Note: there are many missing/unequal times in this data set.  This will need to be addressed so detecting clear skies doesn't choke with missing dates.  Right now, the time periods that give errors are being avoided.

In [31]:
clear_skies = rtc_loc.get_clearsky(sample_snl['Global_Wm2'].index)

In [32]:
sample_snl.fillna(sample_snl.interpolate(), inplace=True)

In [33]:
is_clear = pvlib.clearsky.detect_clearsky(sample_snl['Global_Wm2'], clear_skies['ghi'], 
                                          sample_snl['Global_Wm2'].index, 10)

In [34]:
sample = sample_snl.join(sample_lcd)

In [35]:
sample.fillna(method='ffill', inplace=True)

In [36]:
fig, axes = plt.subplots(nrows=3, ncols=1, figsize=(10, 8), sharex=True)

for i, (ax, key) in enumerate(zip(axes, ['avg_layer_amt', 'max_layer_amt', 'min_layer_amt'])):
    ax.plot(sample.index, sample['Global_Wm2'], c='b', label='GHI')
    ax.scatter(sample_snl[is_clear].index, sample_snl['Global_Wm2'][is_clear], marker='o', 
               facecolor='none', edgecolor='g')
    if i == 1:
        ax.set_ylabel('GHI (W/m2)')
    ax2 = ax.twinx()
    ax2.plot(sample.index, sample[key], c='r', label=key)
    ax2.set_title(key)
    ax2.set_yticks(list(range(9)))
    if i == 1:
        ax2.set_ylabel('Layer (okta)')

<IPython.core.display.Javascript object>

# Outlook

It seems at though cloud data gathered through CDO does not match up well with clear sky detection methods.  There are anecdotal periods where it looks very promising, and other times where complete cloud coverage is detected at clear sky periods.  There are a few potential causes of this.  

First, the SNL weather and the LCD weather are measured at different locations.  They are close to each other (roughly 4 miles, measured using Google Maps), but the distane may still be significant.  Second, clouds layer is measured once per hour, which is not detailed enough to correlate with changes in measured irradiance.  Again, there are anecdotal points where we see cloud cover increase and GHI decrease (or vice versa), but it's difficult to generalize.  Third,  it appears that cloud layer is never measured as less than two.  This is a problem that may need to be addressed.  It could be possible that clear periods are not recorded at all, so when HOURYSKYCONDITIONS is sparse or empty, it should have more 'clear' periods.  This has been considered and 'corrected' now.  When reading METAR, an assumption is made that there should be 3 measurements (documenation says that up to 3 measurements are recorded for sky conditions), so  any missing conditions are assumed clear).

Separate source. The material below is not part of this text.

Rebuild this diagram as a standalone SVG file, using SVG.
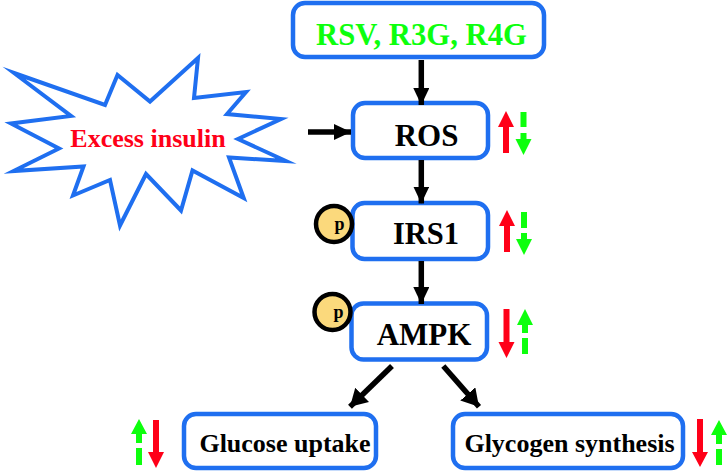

To do: learn how HOURLYSKYCONDITIONS are recorded.  Of greatest interest: should there always be a certain number of measurements for different bins of cloud height?  For example, should there always be three measurements, but CLR periods are omitted?  Or is the number of cloud measurements nebulous and we cannot assume clear periods if data is not reported.  Research other cloud based data to learn how it correlates with irradiance measures.